Le cartel de l’OPEC n’avait jamais dit aussi fortement sa volonté de faire alliance avec la Russie et d’autres producteurs de pétrole rivaux pour ralentir la production et tenter de mettre fin à la chute des cours. Le marasme des investissements dans le secteur, a prévenu le secrétaire général de l’OPEC, Abdullah al-Badri, prépare des jours difficiles. Il plaide pour un compromis devenu urgent alors que les cours ont chuté de 72 % depuis la mi-2014, affirmant que la situation actuelle laisse prévoir un douloureux retour de balancier à moyen terme : celui qu’attendent les spéculateurs ?

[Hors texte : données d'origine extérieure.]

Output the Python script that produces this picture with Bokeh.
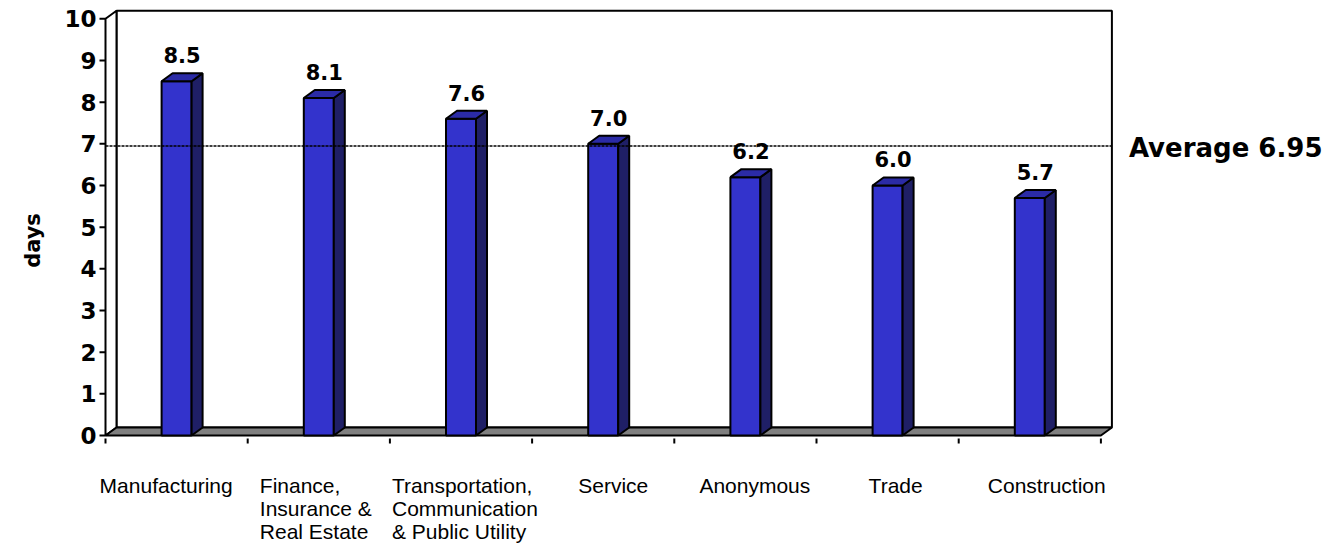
import math
from bokeh.plotting import figure
from bokeh.models import Range1d
from bokeh.core.properties import value
from bokeh.embed import file_html
from bokeh.resources import INLINE

# ---- data ----
categories = ["Manufacturing", "Finance,\nInsurance &\nReal Estate",
              "Transportation,\nCommunication\n& Public Utility", "Service",
              "Anonymous", "Trade", "Construction"]
days = [8.5, 8.1, 7.6, 7.0, 6.2, 6.0, 5.7]
average = 6.95
y_ticks = list(range(0, 11))
y_label = "days"

# ---- layout / style constants ----
WIDTH, HEIGHT = 1335, 546
ORIGIN_X, ORIGIN_Y = 105, 435   # pixel position of (0, 0)
PX_X = 142.2          # pixels per category
PX_Y = 41.67          # pixels per day
DX = 11 / PX_X        # 3D depth (x)
DY = 8 / PX_Y         # 3D depth (y)
W = 30 / PX_X         # bar front width
label_dx = [-77, -59, -69, -25, -46, -19, -42]   # text offsets (px)
FRONT = "#3333CC"
TOP = "#2B2BA6"
SIDE = "#1F1F66"
FLOOR = "#808080"
BOLD = value("DejaVu Sans")
REG = value("Liberation Sans")

n = len(categories)
ymax = 10
xs0 = -ORIGIN_X / PX_X
ys1 = ORIGIN_Y / PX_Y
p = figure(width=WIDTH, height=HEIGHT,
           x_range=Range1d(xs0, xs0 + WIDTH / PX_X),
           y_range=Range1d(ys1 - HEIGHT / PX_Y, ys1),
           x_axis_location=None, y_axis_location=None,
           min_border=0, output_backend="svg", toolbar_location=None)
p.outline_line_color = None
p.grid.visible = False
p.background_fill_color = "white"

# walls and floor
wall_xs = [[DX, n + DX, n + DX, DX],
           [0, 0, DX, DX]]
wall_ys = [[DY, DY, ymax + DY, ymax + DY],
           [0, ymax, ymax + DY, DY]]
p.patches(wall_xs, wall_ys, fill_color="white", line_color="black", line_width=2)
p.patch([0, n, n + DX, DX], [0, 0, DY, DY], fill_color=FLOOR,
        line_color="black", line_width=2)

# ticks
p.segment(x0=[-6 / PX_X] * len(y_ticks), y0=y_ticks, x1=[0] * len(y_ticks),
          y1=y_ticks, line_color="black", line_width=2)
p.segment(x0=list(range(n + 1)), y0=[-3 / PX_Y] * (n + 1),
          x1=list(range(n + 1)), y1=[-8 / PX_Y] * (n + 1),
          line_color="black", line_width=2)
p.text(x=[-9 / PX_X] * len(y_ticks), y=y_ticks, text=[str(t) for t in y_ticks],
       text_align="right", text_baseline="middle", text_font=BOLD,
       text_font_style="bold", text_font_size="23px", text_color="black")

# bars
xs, ys, cols = [], [], []
centers = [i + 0.5 for i in range(n)]
for c, v in zip(centers, days):
    l, r = c - W / 2, c + W / 2
    xs.append([l, r, r, l]); ys.append([0, 0, v, v]); cols.append(FRONT)
    xs.append([r, r + DX, r + DX, r]); ys.append([0, DY, v + DY, v]); cols.append(SIDE)
    xs.append([l, r, r + DX, l + DX]); ys.append([v, v, v + DY, v + DY]); cols.append(TOP)
p.patches(xs, ys, fill_color=cols, line_color="black", line_width=2)

# average line
p.line([0, n + DX], [average, average], line_dash="3 1", line_color="black",
       line_width=1.5)

# category labels
p.text(x=[c + d / PX_X for c, d in zip(centers, label_dx)], y=[-38 / PX_Y] * n,
       text=categories, text_align="left", text_baseline="top",
       text_font=REG, text_font_size="21px", text_line_height=1.0,
       text_color="black")

# value labels
p.text(x=[c + DX / 2 for c in centers], y=[v + 26 / PX_Y for v in days],
       text=[f"{v:.1f}" for v in days], text_align="center",
       text_baseline="middle", text_font=BOLD, text_font_style="bold",
       text_font_size="21px", text_color="black")

# average label
p.text(x=[n + 28 / PX_X], y=[average - 2 / PX_Y], text=[f"Average {average}"],
       text_align="left", text_baseline="middle", text_font=BOLD,
       text_font_style="bold", text_font_size="26px", text_color="black")

# y axis title
p.text(x=[-73 / PX_X], y=[(ORIGIN_Y - 240) / PX_Y], text=[y_label],
       angle=math.pi / 2, text_align="center", text_baseline="middle",
       text_font=BOLD, text_font_style="bold", text_font_size="21px",
       text_color="black")

open("out.html", "w").write(file_html(p, INLINE))
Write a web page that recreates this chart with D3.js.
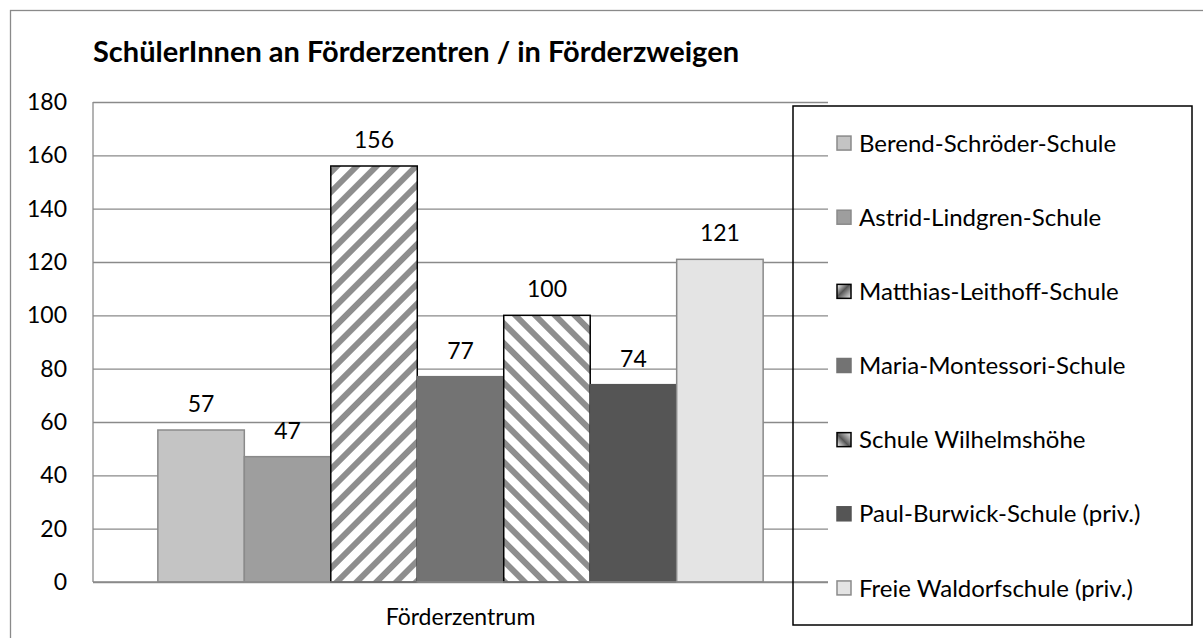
<!DOCTYPE html>
<meta charset="utf-8">
<style>
  body { margin: 0; background: #fff; }
  text { font-family: Lato, "Open Sans", sans-serif; fill: #000; }
</style>
<script src="https://d3js.org/d3.v7.min.js"></script>
<div id="chart"></div>
<script>
// data
var categories = ["Förderzentrum"];
var schools = ["Berend-Schröder-Schule", "Astrid-Lindgren-Schule", "Matthias-Leithoff-Schule",
               "Maria-Montessori-Schule", "Schule Wilhelmshöhe", "Paul-Burwick-Schule (priv.)",
               "Freie Waldorfschule (priv.)"];
var values = [57, 47, 156, 77, 100, 74, 121];
var yTicks = [0, 20, 40, 60, 80, 100, 120, 140, 160, 180];
var title = "SchülerInnen an Förderzentren / in Förderzweigen";

// look of each series
var fills = ["#c4c4c4", "#9e9e9e", "url(#hatchUp)", "#737373", "url(#hatchDown)", "#555555", "#e4e4e4"];
var strokes = ["#8a8a8a", "#8a8a8a", "#000", "#737373", "#000", "#555555", "#8a8a8a"];
var swatchFills = ["#c4c4c4", "#9e9e9e", "url(#swUp)", "#737373", "url(#swDown)", "#555555", "#e4e4e4"];

var width = 1203, height = 638;
var margin = {top: 102, right: 375, bottom: 56, left: 93};

var svg = d3.select("#chart").append("svg")
    .attr("width", width)
    .attr("height", height);

// hatch patterns
var defs = svg.append("defs");
[["hatchUp", 45], ["hatchDown", -45]].forEach(function (p) {
  var pat = defs.append("pattern")
      .attr("id", p[0])
      .attr("patternUnits", "userSpaceOnUse")
      .attr("width", 14).attr("height", 14)
      .attr("patternTransform", "rotate(" + p[1] + ")");
  pat.append("rect").attr("width", 14).attr("height", 14).attr("fill", "#fff");
  pat.append("rect").attr("x", 1).attr("width", 6).attr("height", 14).attr("fill", "#8e8e8e");
});
[["swUp", "0%", "0%", "100%", "100%"], ["swDown", "0%", "100%", "100%", "0%"]].forEach(function (g) {
  var lg = defs.append("linearGradient").attr("id", g[0])
      .attr("x1", g[1]).attr("y1", g[2]).attr("x2", g[3]).attr("y2", g[4]);
  lg.append("stop").attr("offset", "0%").attr("stop-color", "#fff");
  lg.append("stop").attr("offset", "45%").attr("stop-color", "#555");
  lg.append("stop").attr("offset", "100%").attr("stop-color", "#eee");
});

// outer frame
svg.append("rect")
    .attr("x", 10.5).attr("y", 10.5)
    .attr("width", 1220).attr("height", 660)
    .attr("fill", "none").attr("stroke", "#8a8a8a").attr("stroke-width", 1.3);

svg.append("text")
    .attr("x", 93).attr("y", 62)
    .attr("font-size", "29px").attr("font-weight", "bold")
    .text(title);

var plotW = width - margin.left - margin.right,
    plotH = height - margin.top - margin.bottom;

var g = svg.append("g").attr("transform", "translate(" + margin.left + "," + margin.top + ")");

var x0 = d3.scaleBand().domain(categories).range([0, plotW]).paddingInner(0).paddingOuter(0.75 / 7);
var x1 = d3.scaleBand().domain(schools).range([0, x0.bandwidth()]);
var y = d3.scaleLinear().domain([0, 180]).range([plotH, 0]);

// gridlines + tick labels
var yAxis = g.append("g")
    .call(d3.axisLeft(y).tickValues(yTicks).tickSize(-plotW).tickSizeOuter(0).tickPadding(26));
yAxis.select(".domain").remove();
yAxis.selectAll(".tick line").attr("stroke", "#8a8a8a").attr("stroke-width", 1.3);
yAxis.selectAll(".tick text")
    .attr("font-size", "23px").attr("font-family", "Lato, sans-serif").attr("fill", "#000");

// bars
var grp = g.selectAll(".cat").data(categories).enter().append("g")
    .attr("transform", function (d) { return "translate(" + x0(d) + ",0)"; });

grp.selectAll("rect")
    .data(schools.map(function (s, i) { return {name: s, value: values[i], i: i}; }))
    .enter().append("rect")
    .attr("x", function (d) { return x1(d.name); })
    .attr("y", function (d) { return y(d.value); })
    .attr("width", x1.bandwidth())
    .attr("height", function (d) { return plotH - y(d.value); })
    .attr("fill", function (d) { return fills[d.i]; })
    .attr("stroke", function (d) { return strokes[d.i]; })
    .attr("stroke-width", 1.5);

grp.selectAll(".val")
    .data(schools.map(function (s, i) { return {name: s, value: values[i]}; }))
    .enter().append("text")
    .attr("x", function (d) { return x1(d.name) + x1.bandwidth() / 2; })
    .attr("y", function (d) { return y(d.value) - 18; })
    .attr("text-anchor", "middle")
    .attr("font-size", "23px")
    .text(function (d) { return d.value; });

// axis lines
g.append("line").attr("x1", 0).attr("x2", 0).attr("y1", 0).attr("y2", plotH)
    .attr("stroke", "#8a8a8a").attr("stroke-width", 1.3);
g.append("line").attr("x1", 0).attr("x2", plotW).attr("y1", plotH).attr("y2", plotH)
    .attr("stroke", "#8a8a8a").attr("stroke-width", 1.3);

g.selectAll(".catlab").data(categories).enter().append("text")
    .attr("x", function (d) { return x0(d) + x0.bandwidth() / 2; })
    .attr("y", plotH + 43)
    .attr("text-anchor", "middle")
    .attr("font-size", "23px")
    .text(function (d) { return d; });

// legend
var lg = {x: 793, y: 106, w: 399, h: 519};
svg.append("rect")
    .attr("x", lg.x).attr("y", lg.y).attr("width", lg.w).attr("height", lg.h)
    .attr("fill", "none").attr("stroke", "#000").attr("stroke-width", 1.5);

var rowH = lg.h / schools.length;
var item = svg.selectAll(".leg").data(schools).enter().append("g")
    .attr("transform", function (d, i) { return "translate(" + (lg.x + 44) + "," + (lg.y + rowH * (i + 0.5)) + ")"; });
item.append("rect")
    .attr("x", 0).attr("y", -7).attr("width", 14).attr("height", 14)
    .attr("fill", function (d, i) { return swatchFills[i]; })
    .attr("stroke", function (d, i) { return strokes[i]; })
    .attr("stroke-width", 1.5);
item.append("text")
    .attr("x", 22).attr("dy", "0.36em")
    .attr("font-size", "24px")
    .text(function (d) { return d; });
</script>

« Les temps difficiles exigent des choix difficiles. Il est impératif que tous les grands producteurs s’assoient autour d’une même table et proposent une solution », a déclaré al-Badri lors d’une conférence à Chatham House – l’Institut Royal des Affaires internationales – à Londres, lundi.
L’OPEC propose une alliance à la Russie pour faire baisser la production
Selon le secrétaire général de l’OPEC, les champs de pétrole actuellement exploités vont s’épuiser et il serait urgent d’investir à hauteur de 10.000 milliards de dollars pour les remplacer et satisfaire une demande accrue en 2040, qu’il évalue à 17 millions de barils par jour, à l’heure où de plus en plus de projets d’investissements sont au contraire mis au placard. Par rapport aux prévisions de 2014, ces projets remisés représentent déjà 1.800 milliards de dollars qui ne seront pas dépensés pour trouver ou exploiter de nouvelles sources de pétroles.
Le résultat est parfaitement prévisible, selon Abdullah al-Badri : au surplus actuel répondra la pénurie et une remontée spectaculaire des cours qui n’a d’intérêt que pour les « spéculateurs » : « Il est vital que le marché agisse contre l’excès de stocks. »
Du côté russe, le vice-président du groupe Lukoil, Leonid Fedun, a déclaré que la politique de l’OPEC avait déclenché la débandade – comme un « troupeau de cheptel se ruant pour échapper à un incendie ». Il a lui aussi appelé le Kremlin à traiter avec le cartel pour en finir avec le surplus de pétrole : « Il vaut mieux vendre un baril à 50 dollars que deux barils à 30 », a-t-il déclaré à l’agence Tass.
Les spéculateurs sur le pétrole attendent la pénurie mondiale
C’est nouveau : Ambrose Evans-Pritchard du Telegraph souligne qu’on pensait jusqu’ici que la Russie pouvait difficilement maîtriser son calendrier de production en raison du froid en Sibérie et que de toute façon, ses compagnies pétrolières ne répondent qu’à leurs actionnaires, pas au Kremlin. Fedun s’attend à ce que l’OPEC baisse de toute façon sa production, avec ou sans accord avec ses rivaux, d’ici à mai ou au plus tard à l’été, « après quoi nous verrons un rétablissement rapide ».
Comment tout cela finira-t-il ? C’est l’OPEC qui est largement responsable de la situation actuelle, puisque c’est en maintenant les robinets du pétrole ouverts – ceux de l’Arabie Saoudite notamment – que le cartel a pesé sur les prix, espérant venir à bout de la coûteuse production de gaz de schiste aux Etats-Unis. Mais celle-ci résiste bien grâce aux importants achats sur production future qui ont permis de subventionner cette industrie à hauteur de 150 millions de dollars par jour tout au long de 2015, selon Fedun, et l’empêcher de sombrer.
Tel est pris qui croyait prendre : c’est l’OPEC qui a fait chuter les cours
Mais cette situation ne durera pas et l’OPEC rêve sans doute du moment où la majorité des sociétés d’extraction actives aux Etats-Unis devront rendre les armes, comme l’annonce déjà Leonid Fedun.
Selon Claudio Descalzi, du groupe pétrolier italien Eni, le marché du pétrole est aujourd’hui dominé par les « forces financières » qui échangent des « barils de papier » dont le volume représente 80 fois celui du nombre de barils actuellement disponible, alors que les réserves sont à un niveau « de l’épaisseur d’un papier à cigarette » : pas plus de 2 %, selon Descalzi.
Bref, la rumeur est à la remontée des cours et les incendiaires veulent s’entendre avec les incendiés tout en laissant entendre que c’est pour le bien de tous.
Mais s’agit-il vraiment d’empêcher une prochaine envolée des cours ? On peine à le croire. On se demande aussi ce que viendra faire dans tout cela l’accord de la COP21 : comment peut-on raisonner sur une augmentation spectaculaire de la demande de pétrole d’ici à 2040 alors qu’en même temps le monde se serait entendu pour l’élimination progressive des « énergies fossiles » ? Il y a forcément une entourloupe quelque part.